Он сильно побледнел, когда от его горла убрали меч, но глаза юного императора были холодны.

– Встань передо мной на колени, император, – и я уеду, – сказал Чингис.

К его удивлению, глаза мальчика наполнились злыми слезами.

– Нет!

Рюн Чу подошел поближе, в тревоге наклонился к императору.

– Сын Неба, так нужно! – прошептал он.

Чингис молчал. Наконец мальчик покорно ссутулил плечи. Опускаясь на колени, он слепо смотрел перед собой.

Чингис стоял на ветру, наслаждаясь долгим молчанием. Затем кивнул Рюн Чу, чтобы тот помог императору подняться.

– Когда вырастешь, не забудь этот день, император, – тихо произнес Чингис.

Мальчик не ответил. Рюн Чу отвел его к паланкину, бережно усадил. Императорские стражи заняли свои места, и колонна тронулась в обратный путь.

Чингис смотрел вслед императорскому эскорту. Цзиньцы выплатили дань, его войско ждало приказа отправляться в путь. Ничего больше не держало хана на этой проклятой равнине, на которой его с самого первого дня ждали слабость и разочарование.

– Возвращаемся домой, – сказал он Хачиуну.

Над равниной раздался трубный рев рогов, и огромная масса людей пришла в движение.

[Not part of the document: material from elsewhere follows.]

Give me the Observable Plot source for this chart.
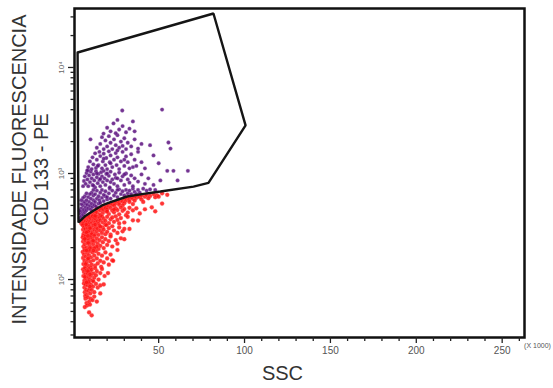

За первые недели пути болезнь Чингиса усилилась. Его тело пылало от жара, хан постоянно потел и мучился от сыпи в паху и под мышками, где обильно росли волосы. Он с трудом дышал, хрипел и никак не мог откашляться. Хан мечтал о прохладном чистом горном ветре своей родины и вопреки здравому смыслу каждый день проводил в седле, вглядываясь в даль.

В месяце пути от Яньцзина показалась пустыня, и племена сделали привал у реки, чтобы набрать воды для перехода. Там их и нагнали последние дозорные, оставленные Чингисом в Цзинь. Двое из них, не успев поприветствовать собравшихся у костров друзей, подъехали к повозке, на которой стояла ханская юрта.

Хачиун и Арслан были с Чингисом, и все трое вышли послушать последнее донесение. Оба дозорных, покрытые пылью и грязью после долгого пути, спешились. Чингис сглотнул, пытаясь избавиться от боли в измученном горле, и переглянулся с братом.